- _Exercise prompt_:
Word for word, print each line of the listing below; pictures stay out.

- _Data lines_:

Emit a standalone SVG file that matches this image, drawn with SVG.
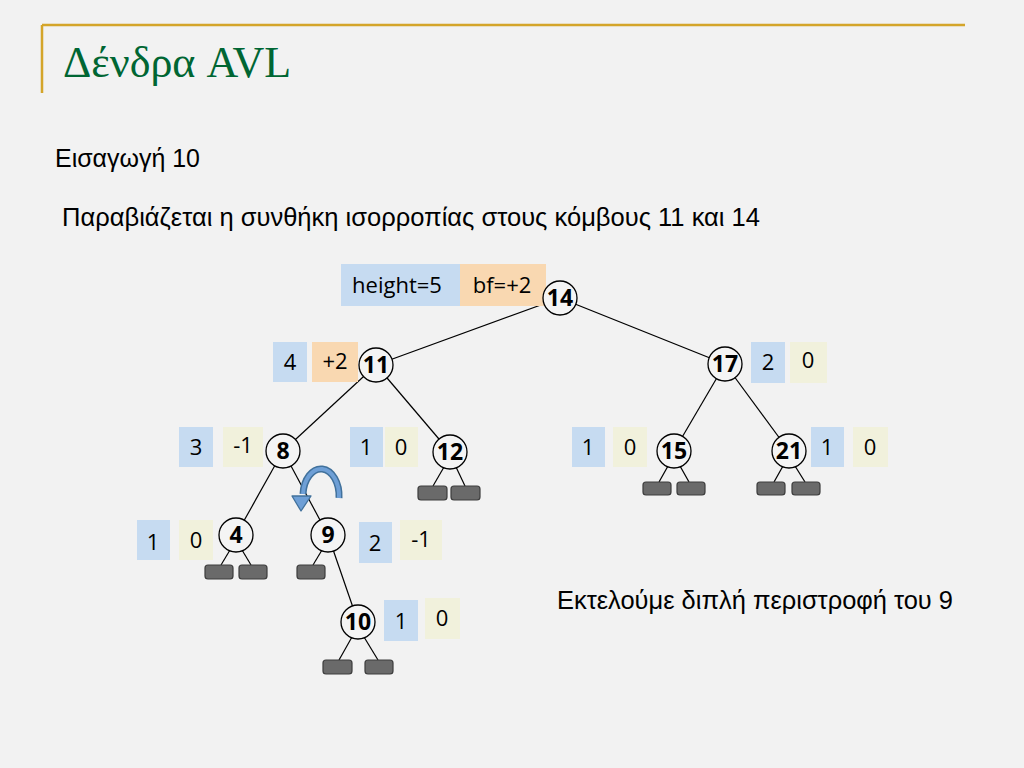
<svg xmlns="http://www.w3.org/2000/svg" width="1024" height="768" viewBox="0 0 1024 768">
<style>
.bg{fill:#f2f2f2}
.txt{font-family:"Liberation Sans",Arial,sans-serif;font-size:25px;fill:#000}
.title{font-family:"Liberation Serif","Times New Roman",serif;font-size:44px;fill:#006633}
.node{fill:#f4f4f4;stroke:#000;stroke-width:1.3}
.num{font-family:"Open Sans","Liberation Sans",sans-serif;font-size:23px;font-weight:bold;fill:#000;text-anchor:middle}
.lbl{font-family:"Open Sans","Liberation Sans",sans-serif;font-size:22px;fill:#000;text-anchor:middle}
.h{fill:#c6dbf1}
.bo{fill:#f9d8b1}
.by{fill:#f1f1dc}
.leaf{fill:#6a6a6a;stroke:#3d3d3d;stroke-width:1.2}
.edge{stroke:#000;stroke-width:1.2;fill:none}
</style>
<rect class="bg" x="0" y="0" width="1024" height="768"/>
<g id="header">
<path d="M42,25 H965 M42,25 V93" stroke="#d4a52a" stroke-width="2.5" fill="none"/>
<text class="title" x="63" y="77">Δένδρα AVL</text>
<text class="txt" x="55" y="167" textLength="145" lengthAdjust="spacingAndGlyphs">Εισαγωγή 10</text>
<text class="txt" x="62" y="226" textLength="698" lengthAdjust="spacingAndGlyphs">Παραβιάζεται η συνθήκη ισορροπίας στους κόμβους 11 και 14</text>
<text class="txt" x="557" y="609" textLength="396" lengthAdjust="spacingAndGlyphs">Εκτελούμε διπλή περιστροφή του 9</text>
</g>
<g id="connectors">
<line class="edge" x1="560" y1="298" x2="376" y2="365"/>
<line class="edge" x1="560" y1="298" x2="725" y2="364"/>
<line class="edge" x1="376" y1="365" x2="283" y2="451"/>
<line class="edge" x1="376" y1="365" x2="450" y2="452"/>
<line class="edge" x1="725" y1="364" x2="674" y2="451"/>
<line class="edge" x1="725" y1="364" x2="789" y2="451"/>
<line class="edge" x1="283" y1="451" x2="236" y2="535"/>
<line class="edge" x1="283" y1="451" x2="328" y2="535"/>
<line class="edge" x1="328" y1="535" x2="358" y2="622"/>
<line class="edge" x1="444" y1="467" x2="433" y2="486"/>
<line class="edge" x1="456" y1="467" x2="465" y2="486"/>
<line class="edge" x1="668" y1="466" x2="659" y2="482"/>
<line class="edge" x1="680" y1="466" x2="689" y2="482"/>
<line class="edge" x1="783" y1="466" x2="774" y2="482"/>
<line class="edge" x1="795" y1="466" x2="805" y2="482"/>
<line class="edge" x1="230" y1="550" x2="221" y2="565"/>
<line class="edge" x1="242" y1="550" x2="251" y2="565"/>
<line class="edge" x1="322" y1="550" x2="313" y2="565"/>
<line class="edge" x1="352" y1="637" x2="339" y2="660"/>
<line class="edge" x1="364" y1="637" x2="378" y2="660"/>
</g>
<g id="leaves">
<rect class="leaf" x="418" y="486" width="29" height="14" rx="3"/>
<rect class="leaf" x="451" y="486" width="29" height="14" rx="3"/>
<rect class="leaf" x="643" y="482" width="28" height="13" rx="3"/>
<rect class="leaf" x="677" y="482" width="28" height="13" rx="3"/>
<rect class="leaf" x="757" y="482" width="28" height="13" rx="3"/>
<rect class="leaf" x="792" y="482" width="28" height="13" rx="3"/>
<rect class="leaf" x="205" y="565" width="28" height="14" rx="3"/>
<rect class="leaf" x="239" y="565" width="28" height="14" rx="3"/>
<rect class="leaf" x="297" y="565" width="28" height="14" rx="3"/>
<rect class="leaf" x="323" y="660" width="29" height="14" rx="3"/>
<rect class="leaf" x="365" y="660" width="28" height="14" rx="3"/>
</g>
<g id="n14">
<rect class="h" x="341" y="264" width="119" height="42"/>
<rect class="bo" x="460" y="264" width="86" height="42"/>
<text class="lbl" x="397" y="293">height=5</text>
<text class="lbl" x="502" y="293">bf=+2</text>
<circle class="node" cx="560" cy="298" r="17"/>
<text class="num" x="560" y="306">14</text>
</g>
<g id="n11">
<rect class="h" x="273" y="342" width="34" height="40"/>
<rect class="bo" x="312" y="342" width="46" height="40"/>
<text class="lbl" x="290" y="370">4</text>
<text class="lbl" x="335" y="369">+2</text>
<circle class="node" cx="376" cy="365" r="17"/>
<text class="num" x="376" y="373">11</text>
</g>
<g id="n17">
<rect class="h" x="751" y="342" width="34" height="41"/>
<rect class="by" x="790" y="342" width="37" height="41"/>
<text class="lbl" x="768" y="370">2</text>
<text class="lbl" x="808" y="368">0</text>
<circle class="node" cx="725" cy="364" r="17"/>
<text class="num" x="725" y="372">17</text>
</g>
<g id="n8">
<rect class="h" x="179" y="427" width="34" height="40"/>
<rect class="by" x="223" y="427" width="40" height="40"/>
<text class="lbl" x="196" y="455">3</text>
<text class="lbl" x="243" y="453">-1</text>
<circle class="node" cx="283" cy="451" r="17"/>
<text class="num" x="283" y="459">8</text>
</g>
<g id="n12">
<rect class="h" x="350" y="427" width="33" height="40"/>
<rect class="by" x="385" y="427" width="33" height="40"/>
<text class="lbl" x="366" y="455">1</text>
<text class="lbl" x="401" y="455">0</text>
<circle class="node" cx="450" cy="452" r="17"/>
<text class="num" x="450" y="460">12</text>
</g>
<g id="n15">
<rect class="h" x="572" y="427" width="33" height="40"/>
<rect class="by" x="613" y="427" width="34" height="40"/>
<text class="lbl" x="588" y="455">1</text>
<text class="lbl" x="630" y="455">0</text>
<circle class="node" cx="674" cy="451" r="17"/>
<text class="num" x="674" y="459">15</text>
</g>
<g id="n21">
<rect class="h" x="811" y="427" width="33" height="40"/>
<rect class="by" x="853" y="427" width="35" height="40"/>
<text class="lbl" x="827" y="455">1</text>
<text class="lbl" x="870" y="455">0</text>
<circle class="node" cx="789" cy="451" r="17"/>
<text class="num" x="789" y="459">21</text>
</g>
<g id="n4">
<rect class="h" x="137" y="520" width="33" height="40"/>
<rect class="by" x="179" y="520" width="34" height="40"/>
<text class="lbl" x="153" y="550">1</text>
<text class="lbl" x="196" y="548">0</text>
<circle class="node" cx="236" cy="535" r="17"/>
<text class="num" x="236" y="543">4</text>
</g>
<g id="n9">
<rect class="h" x="359" y="522" width="33" height="41"/>
<rect class="by" x="400" y="520" width="42" height="40"/>
<text class="lbl" x="375" y="551">2</text>
<text class="lbl" x="421" y="547">-1</text>
<circle class="node" cx="328" cy="535" r="17"/>
<text class="num" x="328" y="543">9</text>
</g>
<g id="n10">
<rect class="h" x="384" y="600" width="34" height="41"/>
<rect class="by" x="425" y="598" width="35" height="41"/>
<text class="lbl" x="401" y="629">1</text>
<text class="lbl" x="442" y="626">0</text>
<circle class="node" cx="358" cy="622" r="17"/>
<text class="num" x="358" y="630">10</text>
</g>
<g id="rotation">
<path d="M339,498 A18,27 0 0 0 303,494" fill="none" stroke="#41719c" stroke-width="7"/>
<path d="M339,498 A18,27 0 0 0 303,494" fill="none" stroke="#6e9fd6" stroke-width="4"/>
<polygon points="292,496 311,496 301,511" fill="#6e9fd6" stroke="#41719c" stroke-width="1.3" stroke-linejoin="round"/>
</g>
</svg>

- _Result_:
Emit a standalone SVG file that matches this image, drawn with SVG.
<svg xmlns="http://www.w3.org/2000/svg" width="1024" height="768" viewBox="0 0 1024 768">
<style>
.bg{fill:#f2f2f2}
.txt{font-family:"Liberation Sans",Arial,sans-serif;font-size:25px;fill:#000}
.title{font-family:"Liberation Serif","Times New Roman",serif;font-size:44px;fill:#006633}
.node{fill:#f4f4f4;stroke:#000;stroke-width:1.3}
.num{font-family:"Open Sans","Liberation Sans",sans-serif;font-size:23px;font-weight:bold;fill:#000;text-anchor:middle}
.lbl{font-family:"Open Sans","Liberation Sans",sans-serif;font-size:22px;fill:#000;text-anchor:middle}
.h{fill:#c6dbf1}
.bo{fill:#f9d8b1}
.by{fill:#f1f1dc}
.leaf{fill:#6a6a6a;stroke:#3d3d3d;stroke-width:1.2}
.edge{stroke:#000;stroke-width:1.2;fill:none}
</style>
<rect class="bg" x="0" y="0" width="1024" height="768"/>
<g id="header">
<path d="M42,25 H965 M42,25 V93" stroke="#d4a52a" stroke-width="2.5" fill="none"/>
<text class="title" x="63" y="77">Δένδρα AVL</text>
<text class="txt" x="55" y="167" textLength="145" lengthAdjust="spacingAndGlyphs">Εισαγωγή 10</text>
<text class="txt" x="62" y="226" textLength="698" lengthAdjust="spacingAndGlyphs">Παραβιάζεται η συνθήκη ισορροπίας στους κόμβους 11 και 14</text>
<text class="txt" x="557" y="609" textLength="396" lengthAdjust="spacingAndGlyphs">Εκτελούμε διπλή περιστροφή του 9</text>
</g>
<g id="connectors">
<line class="edge" x1="560" y1="298" x2="376" y2="365"/>
<line class="edge" x1="560" y1="298" x2="725" y2="364"/>
<line class="edge" x1="376" y1="365" x2="283" y2="451"/>
<line class="edge" x1="376" y1="365" x2="450" y2="452"/>
<line class="edge" x1="725" y1="364" x2="674" y2="451"/>
<line class="edge" x1="725" y1="364" x2="789" y2="451"/>
<line class="edge" x1="283" y1="451" x2="236" y2="535"/>
<line class="edge" x1="283" y1="451" x2="328" y2="535"/>
<line class="edge" x1="328" y1="535" x2="358" y2="622"/>
<line class="edge" x1="444" y1="467" x2="433" y2="486"/>
<line class="edge" x1="456" y1="467" x2="465" y2="486"/>
<line class="edge" x1="668" y1="466" x2="659" y2="482"/>
<line class="edge" x1="680" y1="466" x2="689" y2="482"/>
<line class="edge" x1="783" y1="466" x2="774" y2="482"/>
<line class="edge" x1="795" y1="466" x2="805" y2="482"/>
<line class="edge" x1="230" y1="550" x2="221" y2="565"/>
<line class="edge" x1="242" y1="550" x2="251" y2="565"/>
<line class="edge" x1="322" y1="550" x2="313" y2="565"/>
<line class="edge" x1="352" y1="637" x2="339" y2="660"/>
<line class="edge" x1="364" y1="637" x2="378" y2="660"/>
</g>
<g id="leaves">
<rect class="leaf" x="418" y="486" width="29" height="14" rx="3"/>
<rect class="leaf" x="451" y="486" width="29" height="14" rx="3"/>
<rect class="leaf" x="643" y="482" width="28" height="13" rx="3"/>
<rect class="leaf" x="677" y="482" width="28" height="13" rx="3"/>
<rect class="leaf" x="757" y="482" width="28" height="13" rx="3"/>
<rect class="leaf" x="792" y="482" width="28" height="13" rx="3"/>
<rect class="leaf" x="205" y="565" width="28" height="14" rx="3"/>
<rect class="leaf" x="239" y="565" width="28" height="14" rx="3"/>
<rect class="leaf" x="297" y="565" width="28" height="14" rx="3"/>
<rect class="leaf" x="323" y="660" width="29" height="14" rx="3"/>
<rect class="leaf" x="365" y="660" width="28" height="14" rx="3"/>
</g>
<g id="n14">
<rect class="h" x="341" y="264" width="119" height="42"/>
<rect class="bo" x="460" y="264" width="86" height="42"/>
<text class="lbl" x="397" y="293">height=5</text>
<text class="lbl" x="502" y="293">bf=+2</text>
<circle class="node" cx="560" cy="298" r="17"/>
<text class="num" x="560" y="306">14</text>
</g>
<g id="n11">
<rect class="h" x="273" y="342" width="34" height="40"/>
<rect class="bo" x="312" y="342" width="46" height="40"/>
<text class="lbl" x="290" y="370">4</text>
<text class="lbl" x="335" y="369">+2</text>
<circle class="node" cx="376" cy="365" r="17"/>
<text class="num" x="376" y="373">11</text>
</g>
<g id="n17">
<rect class="h" x="751" y="342" width="34" height="41"/>
<rect class="by" x="790" y="342" width="37" height="41"/>
<text class="lbl" x="768" y="370">2</text>
<text class="lbl" x="808" y="368">0</text>
<circle class="node" cx="725" cy="364" r="17"/>
<text class="num" x="725" y="372">17</text>
</g>
<g id="n8">
<rect class="h" x="179" y="427" width="34" height="40"/>
<rect class="by" x="223" y="427" width="40" height="40"/>
<text class="lbl" x="196" y="455">3</text>
<text class="lbl" x="243" y="453">-1</text>
<circle class="node" cx="283" cy="451" r="17"/>
<text class="num" x="283" y="459">8</text>
</g>
<g id="n12">
<rect class="h" x="350" y="427" width="33" height="40"/>
<rect class="by" x="385" y="427" width="33" height="40"/>
<text class="lbl" x="366" y="455">1</text>
<text class="lbl" x="401" y="455">0</text>
<circle class="node" cx="450" cy="452" r="17"/>
<text class="num" x="450" y="460">12</text>
</g>
<g id="n15">
<rect class="h" x="572" y="427" width="33" height="40"/>
<rect class="by" x="613" y="427" width="34" height="40"/>
<text class="lbl" x="588" y="455">1</text>
<text class="lbl" x="630" y="455">0</text>
<circle class="node" cx="674" cy="451" r="17"/>
<text class="num" x="674" y="459">15</text>
</g>
<g id="n21">
<rect class="h" x="811" y="427" width="33" height="40"/>
<rect class="by" x="853" y="427" width="35" height="40"/>
<text class="lbl" x="827" y="455">1</text>
<text class="lbl" x="870" y="455">0</text>
<circle class="node" cx="789" cy="451" r="17"/>
<text class="num" x="789" y="459">21</text>
</g>
<g id="n4">
<rect class="h" x="137" y="520" width="33" height="40"/>
<rect class="by" x="179" y="520" width="34" height="40"/>
<text class="lbl" x="153" y="550">1</text>
<text class="lbl" x="196" y="548">0</text>
<circle class="node" cx="236" cy="535" r="17"/>
<text class="num" x="236" y="543">4</text>
</g>
<g id="n9">
<rect class="h" x="359" y="522" width="33" height="41"/>
<rect class="by" x="400" y="520" width="42" height="40"/>
<text class="lbl" x="375" y="551">2</text>
<text class="lbl" x="421" y="547">-1</text>
<circle class="node" cx="328" cy="535" r="17"/>
<text class="num" x="328" y="543">9</text>
</g>
<g id="n10">
<rect class="h" x="384" y="600" width="34" height="41"/>
<rect class="by" x="425" y="598" width="35" height="41"/>
<text class="lbl" x="401" y="629">1</text>
<text class="lbl" x="442" y="626">0</text>
<circle class="node" cx="358" cy="622" r="17"/>
<text class="num" x="358" y="630">10</text>
</g>
<g id="rotation">
<path d="M339,498 A18,27 0 0 0 303,494" fill="none" stroke="#41719c" stroke-width="7"/>
<path d="M339,498 A18,27 0 0 0 303,494" fill="none" stroke="#6e9fd6" stroke-width="4"/>
<polygon points="292,496 311,496 301,511" fill="#6e9fd6" stroke="#41719c" stroke-width="1.3" stroke-linejoin="round"/>
</g>
</svg>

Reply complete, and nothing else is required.